Supplementary Material

1

Acknowledgments

We are grateful for help from the following people: Andrew Watts for technical assistance, Lindsey Harris, Tessa Eagle, Alyson Grealish, Anna MacDonald, Brian Leonard, Emily Rowe, and Alexander Venuti for help with segmentation, audiences at the 2014 CUNY Sentence Processing Conference and the 2014 International Workshop on Language Production and attendees of the McGill–Rochester LaLaLa retreat for feedback on earlier presentations of these results. Lastly we would like to thank two anonymous reviewers for helpful comments on earlier drafts of this manuscript. This work was supported by an NSF CAREER award (IIS-1150028) and an Alfred P. Sloan Research Fellowship to T. F. J., an NRSA pre-doctoral fellowship (F31HD083020) to E. B., and an NIH training Grant to the Center for Language Sciences at the University of Rochester (T32DC000035).
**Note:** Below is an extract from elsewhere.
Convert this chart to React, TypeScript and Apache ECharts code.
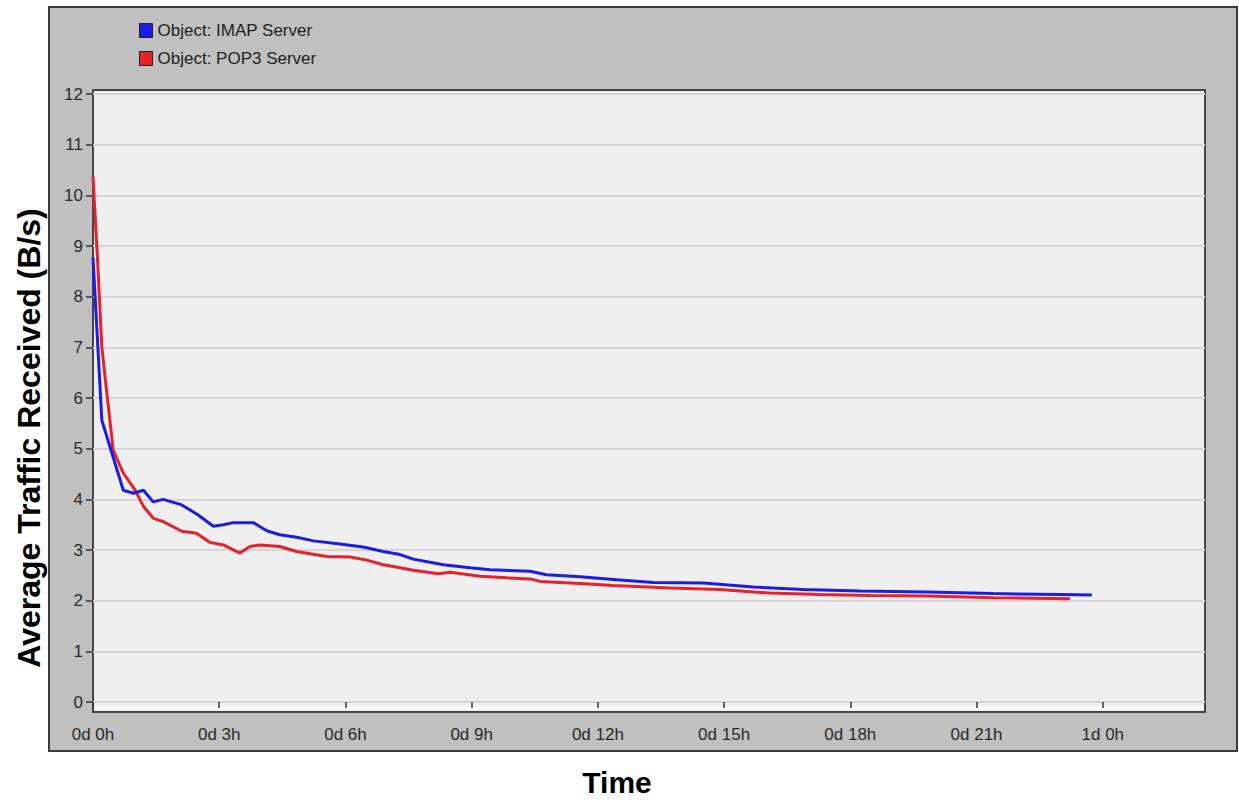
import React, { useEffect, useRef } from "react";
import * as echarts from "echarts";

// Time in hours, values in B/s
const imapHours = [0, 0.21, 0.72, 0.96, 1.2, 1.43, 1.67, 2.11, 2.5, 2.86, 3.1, 3.33, 3.81, 4.13, 4.44, 4.84, 5.24, 5.87, 6.42, 6.9, 7.3, 7.61, 8.33, 8.96, 9.44, 10.39, 10.78, 11.58, 12.37, 13.32, 14.51, 15.7, 16.88, 18.23, 19.82, 21.4, 23.0, 23.74];
const imapValues = [8.77, 5.56, 4.18, 4.12, 4.18, 3.95, 4.0, 3.89, 3.69, 3.47, 3.5, 3.54, 3.54, 3.38, 3.3, 3.25, 3.18, 3.12, 3.06, 2.97, 2.91, 2.82, 2.71, 2.65, 2.61, 2.58, 2.51, 2.47, 2.42, 2.36, 2.35, 2.27, 2.22, 2.19, 2.17, 2.14, 2.12, 2.11];

const pop3Hours = [0, 0.11, 0.21, 0.33, 0.48, 0.72, 1.0, 1.2, 1.43, 1.67, 2.11, 2.46, 2.78, 3.1, 3.49, 3.73, 3.97, 4.44, 4.84, 5.56, 6.11, 6.51, 6.9, 7.3, 7.61, 8.21, 8.49, 9.2, 9.83, 10.39, 10.63, 11.58, 12.37, 13.72, 14.9, 16.09, 17.28, 18.47, 19.82, 21.4, 23.22];
const pop3Values = [10.37, 8.7, 7.0, 6.09, 4.97, 4.52, 4.18, 3.86, 3.63, 3.56, 3.37, 3.33, 3.15, 3.1, 2.94, 3.07, 3.1, 3.07, 2.97, 2.87, 2.86, 2.8, 2.71, 2.65, 2.6, 2.53, 2.56, 2.48, 2.45, 2.43, 2.38, 2.34, 2.3, 2.25, 2.22, 2.15, 2.12, 2.1, 2.09, 2.06, 2.04];

const seriesNames = ["Object: IMAP Server", "Object: POP3 Server"];
const yTitle = "Average Traffic Received (B/s)";
const xTitle = "Time";

const labelFont = '"Liberation Sans Narrow", "Liberation Sans", Arial, sans-serif';
const titleFont = '"Liberation Sans", Arial, sans-serif';

function fmtHour(v: number): string {
  if (Math.abs(v / 3 - Math.round(v / 3)) > 1e-6) return "";
  const d = Math.floor(v / 24);
  const h = Math.round(v - d * 24);
  return `${d}d ${h}h`;
}

export default function App() {
  const ref = useRef<HTMLDivElement>(null);
  useEffect(() => {
    document.body.style.margin = "0";
    const chart = echarts.init(ref.current!, undefined, { renderer: "svg" });
    chart.setOption({
      animation: false,
      backgroundColor: "#ffffff",
      graphic: [
        {
          type: "rect",
          z: -10,
          shape: { x: 49, y: 7, width: 1188, height: 744 },
          style: { fill: "#c0c0c0", stroke: "#3c3c3c", lineWidth: 2 },
        },
        {
          type: "rect",
          z: -9,
          shape: { x: 93, y: 90, width: 1112, height: 622 },
          style: { fill: "#efefef", stroke: "#444444", lineWidth: 2 },
        },
        {
          type: "line",
          z: -8,
          shape: { x1: 95, y1: 708, x2: 1203, y2: 708 },
          style: { stroke: "#ffffff", lineWidth: 3 },
        },
        {
          type: "text",
          x: 29,
          y: 438,
          rotation: Math.PI / 2,
          style: {
            text: yTitle,
            fontSize: 32,
            fontWeight: "bold",
            fontFamily: titleFont,
            fill: "#000000",
            align: "center",
            verticalAlign: "middle",
          },
        },
        {
          type: "text",
          x: 617,
          y: 782,
          style: {
            text: xTitle,
            fontSize: 30,
            fontWeight: "bold",
            fontFamily: titleFont,
            fill: "#000000",
            align: "center",
            verticalAlign: "middle",
          },
        },
      ],
      legend: {
        orient: "vertical",
        left: 134,
        top: 17,
        icon: "rect",
        itemWidth: 13,
        itemHeight: 14,
        itemGap: 11,
        data: seriesNames,
        itemStyle: { borderColor: "#222", borderWidth: 1 },
        textStyle: { fontSize: 17, fontFamily: labelFont, color: "#222" },
      },
      grid: { left: 93, right: 34, top: 94, bottom: 98 },
      xAxis: {
        type: "value",
        min: 0,
        max: 26.43,
        interval: 3,
        offset: 9,
        axisLine: { show: false },
        axisTick: { show: true, length: 6, lineStyle: { color: "#333", width: 1.5 } },
        axisLabel: {
          margin: 15,
          color: "#2a2a2a",
          fontSize: 17,
          fontFamily: labelFont,
          showMaxLabel: false,
          formatter: (v: number) => fmtHour(v),
        },
        splitLine: { show: false },
      },
      yAxis: {
        type: "value",
        min: 0,
        max: 12,
        interval: 1,
        axisLine: { show: false },
        axisTick: { show: true, length: 7, lineStyle: { color: "#333", width: 1.5 } },
        axisLabel: { margin: 10, color: "#2a2a2a", fontSize: 17, fontFamily: labelFont },
        splitLine: { show: true, lineStyle: { color: "#d5d5d5", width: 2 } },
      },
      series: [
        {
          name: seriesNames[0],
          type: "line",
          showSymbol: false,
          color: "#1c1ce6",
          lineStyle: { width: 3, color: "#1c1ce6" },
          data: imapHours.map((t, i) => [t, imapValues[i]]),
          z: 3,
        },
        {
          name: seriesNames[1],
          type: "line",
          showSymbol: false,
          color: "#e8202a",
          lineStyle: { width: 3, color: "#e8202a" },
          data: pop3Hours.map((t, i) => [t, pop3Values[i]]),
          z: 2,
        },
      ],
    });
    return () => chart.dispose();
  }, []);
  return <div ref={ref} style={{ width: 1239, height: 800 }} />;
}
The views expressed here are those of the authors and do not necessarily express the views of these funding agencies.

Appendix A. Experimental stimuli

Table A.6.

Appendix B. Supplementary material

Supplementary data associated with this article can be found, in the online version, at http://dx.doi.org/10.1016/j.jml.2015.12.009.

Footnotes

1

One recent study failed to find evidence that speakers hyper-articulate voicing contrasts on syllable-final plosives for words with voicing contrastive minimal pairs, e.g. no hyper-articulation for words like sob (minimal pair: sop) as compared to knob (*nop) (Goldrick, Vaughn, & Murphy, 2013). After addressing confounds in the selection of stimuli, which reduced its statistical power, this study returned a null effect. A recent follow-up study on voicing contrasts in syllable-final sibilants, however, does find hyper-articulation in the presence of a voicing competitor (Seyfarth, Buz, & Jaeger, in press).

2

Our software defaulted to sending participants directly to the post experiment survey if any technical issues occurred. Participants were informed this was due to an inability to effectively reconnect them with their original partner or to a new partner.

3

We thank an anonymous reviewer and Matt Goldrick for bringing this reasoning to our attention.

4

It is theoretically possible that the changes to VOT we observed are not targeted, but rather the side-effect of non-targeted hyper-articulation of entire words, thereby proportionally lengthening VOT among other phonetic variables. Space limitations prevent us from discussing this possibility in detail. We note, however, that previous studies have found the Competitor effect to be targeted (Kirov & Wilson, 2012). Additional analyses of the current data confirmed that the Competitor effect was clearly targeted to VOTs (though there also was some non-targeted hyper-articulation; see also Buz et al., 2014). In the Mixed Feedback condition, one participant exhibited clearly non-targeted hyper-articulation. When we excluded this participant, the enhanced VOT hyper-articulation in the Mixed Feedback condition compared to the No and Positive Feedback condition was marginal (.1 > ps > .05, depending on the specific statistical test). However, this exclusion reduced the power of the between-participant Competitor-by-Feedback interaction. More research will be needed to address this issue.